__Stated task__
Repeat the data word for word. Do not include the pictures.

__Supplied material__
▼

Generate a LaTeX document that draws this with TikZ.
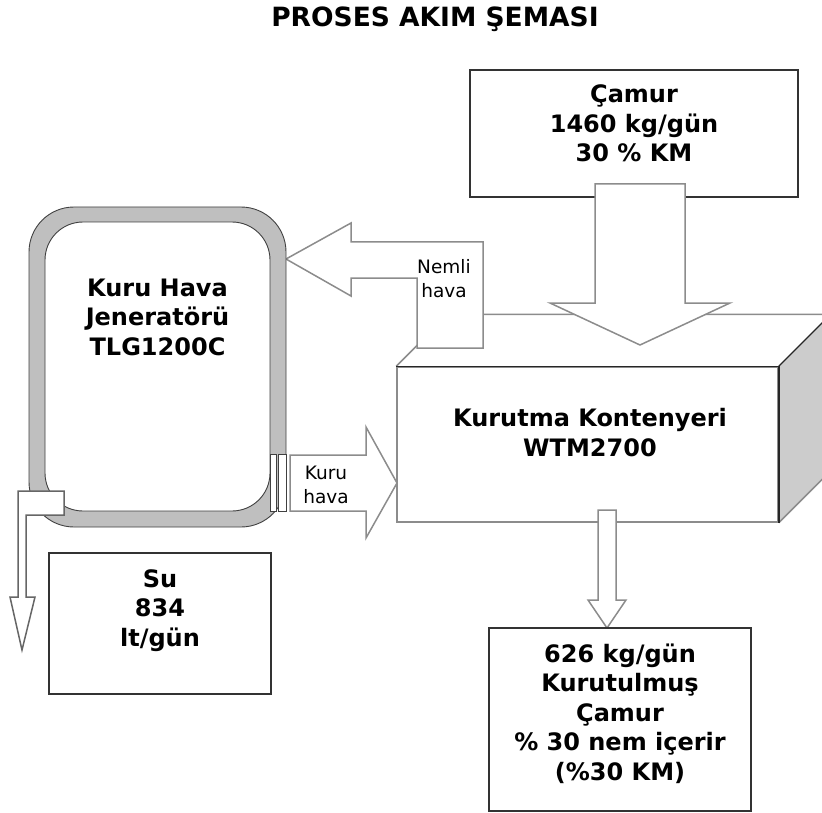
\documentclass[tikz,border=0pt]{standalone}
\usepackage{fontspec}
\setmainfont{DejaVu Sans}
\usepackage{tikz}

\tikzset{
  kutu/.style={draw=black!80, line width=1.8pt, fill=white, inner sep=0pt},
  kalin/.style={font=\bfseries\fontsize{24}{29.5}\selectfont, align=center, inner sep=0pt, anchor=base},
  ince/.style={font=\fontsize{18.5}{24}\selectfont, align=center, inner sep=0pt, anchor=base},
  blokok/.style={draw=black!45, line width=1.5pt, fill=white, line join=miter},
}

\begin{document}
\begin{tikzpicture}[x=1pt, y=-1pt]
  \useasboundingbox (0,0) rectangle (822,813);
  \clip (0,0) rectangle (822,813);

  % ========== baslik ==========
  \node[kalin, font=\bfseries\fontsize{26.5}{30}\selectfont] (baslik) at (435,27) {PROSES AKIM ŞEMASI};

  % ========== kurutma kontenyeri (kutu) ==========
  \node[draw=black!45, line width=1.5pt, fill=white, minimum width=381, minimum height=155] (kont) at (587.5,444.5) {};
  \fill[gray!40] (kont.north east) -- ++(52,-52) -- ++(0,155) -- (kont.south east) -- cycle;
  \draw[black!45, line width=1.5pt] (kont.north west) -- ++(52,-52) -- ++(420,0);
  \draw[black!45, line width=1.5pt] (kont.south east) -- ++(52,-52);
  \draw[black!85, line width=1.5pt] (kont.south east) -- (kont.north east) -- (kont.north west);
  \draw[black!85, line width=1.2pt] (kont.north east) -- ++(52,-52);
  \node[kalin] (konttxt) at (590,456) {Kurutma Kontenyeri\\WTM2700};

  % ========== camur ==========
  \node[kutu, minimum width=328, minimum height=127] (camur) at (634,133.5) {};
  \node[kalin] (camurtxt) at (634,162) {Çamur\\1460 kg/gün\\30 \% KM};
  \draw[blokok] (595,184) -- (685,184) -- (685,303) -- (730,303) -- (640,345) -- (550,303) -- (595,303) -- cycle;

  % ========== nemli hava ==========
  \draw[blokok] (483,242) -- (483,348) -- (417,348) -- (417,278) -- (351,278) -- (351,296)
    -- (286,259) -- (351,223) -- (351,242) -- cycle;
  \node[ince] (nemli) at (444,297) {Nemli\\hava};

  % ========== kuru hava jeneratoru ==========
  \fill[gray!50, even odd rule, rounded corners=45] (29,207) rectangle (286,527)
    [rounded corners=38] (45,222) rectangle (270,511);
  \draw[black!75, line width=0.9pt, rounded corners=45] (29,207) rectangle (286,527);
  \draw[black!75, line width=0.9pt, rounded corners=38] (45,222) rectangle (270,511);
  \node[kalin] (jen) at (157.5,355) {Kuru Hava\\Jeneratörü\\TLG1200C};
  \draw[black!75, fill=white, line width=0.9pt] (270,454) rectangle (276,511);
  \draw[black!75, fill=white, line width=0.9pt] (278,454) rectangle (286,511);

  % ========== kuru hava ==========
  \draw[blokok] (290,455) -- (366,455) -- (366,427) -- (397,483) -- (366,538) -- (366,511) -- (290,511) -- cycle;
  \node[ince] (kuru) at (326,503) {Kuru\\hava};

  % ========== su ==========
  \draw[blokok, draw=black!60] (18,491) -- (64,491) -- (64,515) -- (26,515) -- (26,597) -- (35,597)
    -- (22,650) -- (10,597) -- (18,597) -- cycle;
  \node[kutu, minimum width=222, minimum height=141] (su) at (160,623.5) {};
  \node[kalin] (sutxt) at (160,646) {Su\\834\\lt/gün};

  % ========== kurutulmus camur ==========
  \draw[blokok] (598,510) -- (616,510) -- (616,600) -- (626,600) -- (607,628) -- (588,600) -- (598,600) -- cycle;
  \node[kutu, minimum width=262, minimum height=183] (kuru camur) at (620,719.5) {};
  \node[kalin] (cikis) at (620,780) {626 kg/gün\\Kurutulmuş\\Çamur\\\% 30 nem içerir\\(\%30 KM)};
\end{tikzpicture}
\end{document}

▲

__Task answer__
Generate a LaTeX document that draws this with TikZ.
\documentclass[tikz,border=0pt]{standalone}
\usepackage{fontspec}
\setmainfont{DejaVu Sans}
\usepackage{tikz}

\tikzset{
  kutu/.style={draw=black!80, line width=1.8pt, fill=white, inner sep=0pt},
  kalin/.style={font=\bfseries\fontsize{24}{29.5}\selectfont, align=center, inner sep=0pt, anchor=base},
  ince/.style={font=\fontsize{18.5}{24}\selectfont, align=center, inner sep=0pt, anchor=base},
  blokok/.style={draw=black!45, line width=1.5pt, fill=white, line join=miter},
}

\begin{document}
\begin{tikzpicture}[x=1pt, y=-1pt]
  \useasboundingbox (0,0) rectangle (822,813);
  \clip (0,0) rectangle (822,813);

  % ========== baslik ==========
  \node[kalin, font=\bfseries\fontsize{26.5}{30}\selectfont] (baslik) at (435,27) {PROSES AKIM ŞEMASI};

  % ========== kurutma kontenyeri (kutu) ==========
  \node[draw=black!45, line width=1.5pt, fill=white, minimum width=381, minimum height=155] (kont) at (587.5,444.5) {};
  \fill[gray!40] (kont.north east) -- ++(52,-52) -- ++(0,155) -- (kont.south east) -- cycle;
  \draw[black!45, line width=1.5pt] (kont.north west) -- ++(52,-52) -- ++(420,0);
  \draw[black!45, line width=1.5pt] (kont.south east) -- ++(52,-52);
  \draw[black!85, line width=1.5pt] (kont.south east) -- (kont.north east) -- (kont.north west);
  \draw[black!85, line width=1.2pt] (kont.north east) -- ++(52,-52);
  \node[kalin] (konttxt) at (590,456) {Kurutma Kontenyeri\\WTM2700};

  % ========== camur ==========
  \node[kutu, minimum width=328, minimum height=127] (camur) at (634,133.5) {};
  \node[kalin] (camurtxt) at (634,162) {Çamur\\1460 kg/gün\\30 \% KM};
  \draw[blokok] (595,184) -- (685,184) -- (685,303) -- (730,303) -- (640,345) -- (550,303) -- (595,303) -- cycle;

  % ========== nemli hava ==========
  \draw[blokok] (483,242) -- (483,348) -- (417,348) -- (417,278) -- (351,278) -- (351,296)
    -- (286,259) -- (351,223) -- (351,242) -- cycle;
  \node[ince] (nemli) at (444,297) {Nemli\\hava};

  % ========== kuru hava jeneratoru ==========
  \fill[gray!50, even odd rule, rounded corners=45] (29,207) rectangle (286,527)
    [rounded corners=38] (45,222) rectangle (270,511);
  \draw[black!75, line width=0.9pt, rounded corners=45] (29,207) rectangle (286,527);
  \draw[black!75, line width=0.9pt, rounded corners=38] (45,222) rectangle (270,511);
  \node[kalin] (jen) at (157.5,355) {Kuru Hava\\Jeneratörü\\TLG1200C};
  \draw[black!75, fill=white, line width=0.9pt] (270,454) rectangle (276,511);
  \draw[black!75, fill=white, line width=0.9pt] (278,454) rectangle (286,511);

  % ========== kuru hava ==========
  \draw[blokok] (290,455) -- (366,455) -- (366,427) -- (397,483) -- (366,538) -- (366,511) -- (290,511) -- cycle;
  \node[ince] (kuru) at (326,503) {Kuru\\hava};

  % ========== su ==========
  \draw[blokok, draw=black!60] (18,491) -- (64,491) -- (64,515) -- (26,515) -- (26,597) -- (35,597)
    -- (22,650) -- (10,597) -- (18,597) -- cycle;
  \node[kutu, minimum width=222, minimum height=141] (su) at (160,623.5) {};
  \node[kalin] (sutxt) at (160,646) {Su\\834\\lt/gün};

  % ========== kurutulmus camur ==========
  \draw[blokok] (598,510) -- (616,510) -- (616,600) -- (626,600) -- (607,628) -- (588,600) -- (598,600) -- cycle;
  \node[kutu, minimum width=262, minimum height=183] (kuru camur) at (620,719.5) {};
  \node[kalin] (cikis) at (620,780) {626 kg/gün\\Kurutulmuş\\Çamur\\\% 30 nem içerir\\(\%30 KM)};
\end{tikzpicture}
\end{document}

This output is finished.